Monday, November 11, 2013

Work Force Changing : Youth Struggle for Identity

I think there are other reasons as well - older worker are staying on the job longer as to retire now is not a good idea with the economy headed down and  inflation is headed up on food and energy. Also many students educations are worthless in our expanding high tech industries. You won't get far on an English major or sixth century cultures studies.

Yeah I know the fed says inflation is low but all one has to do is have a little experience at grocery shopping to understand the cost of food is much higher then it was four years ago and going higher everyday. Oh and the fed doesn't list food or energy in it's calculations. Really?

And energy is being held in place by government decree, no drilling or fracking expansion for oil or natural gas on federal lands, forcing families to allocate more and more of their discretionary monies on fuel for their cars and homes. And it's not an accident this is happening, this is by design which the federal reserve is playing a major role having it's fat thumb on the scales with it's bond buying policies of $85 billion a month.

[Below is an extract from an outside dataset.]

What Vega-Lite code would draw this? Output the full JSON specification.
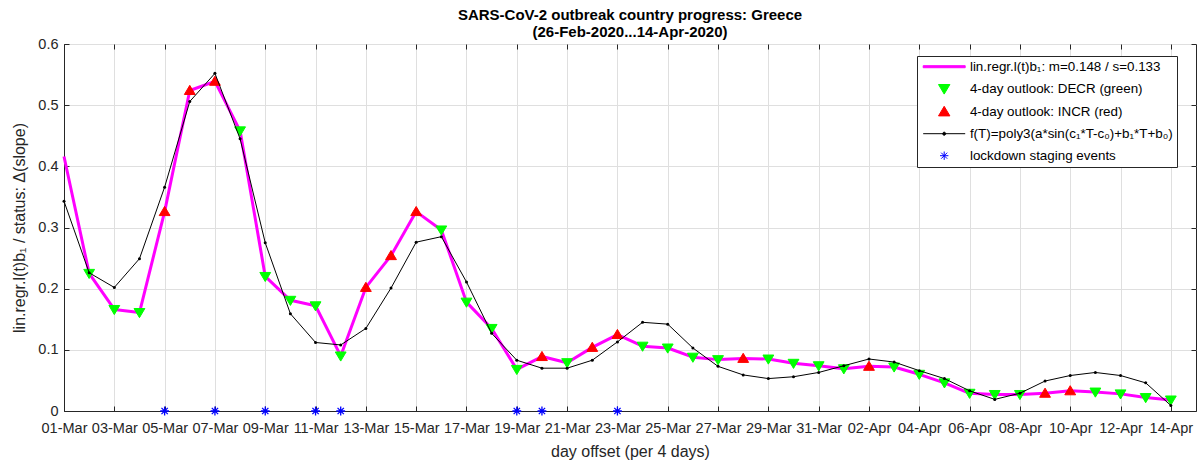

Little wonder then young people will find it harder and harder to secure work having to fight not only a bad economy but they are ill prepared to cope with the new realities of modern industries. Many students have only one thing to claim as an expertise, good action with their thumbs. A very sad state of affairs.

Why the Workforce Is Lacking Young People
Source: Steve Hargreaves, "Why Young People Are Saying 'No' To the Workforce," CNN Money, October 22, 2013.
November 11, 2013

A job used to be the next step after a diploma. But now, young people aren't in any rush to start working, says CNN Money.
  • Less than 78 percent of people aged 20 to 34 either have jobs or are looking for work, according to the Bureau of Labor Statistics (BLS).
  • That's down from the peak of 83 percent in 2000, and the lowest since the 1970s.
Recessions are particularly hard on the young, with last-in, first-out policies at many organizations and a preference at firms to freeze hiring before they start laying off employees, which hurts recent grads.

"We used to say that a high school degree wasn't sufficient to provide a middle class income," says Bill Rodgers, a professor and chief economist at Rutgers University's Heldrich Center for Workforce Development. "Now we're saying no longer is a bachelor's degree."

But there are other reasons as well -- what economists call "structural changes" -- that could mean a permanent shift in workplace demographics.
  • Since 2000, married women between the ages of 25 and 34 have been leaving the labor force at a slightly higher rate than young people at large, according to BLS. There could be many reasons for that, but Rodgers thinks stagnant wages on top of rising child care costs are two of them.
  • The percentage of the people aged 55 and over in the workforce has gone from just over 30 percent in 2000 to over 40 percent currently, according to BLS.
The result is fewer opportunities on the lower end of the job ladder, which has kept a lot of millennials on the sidelines.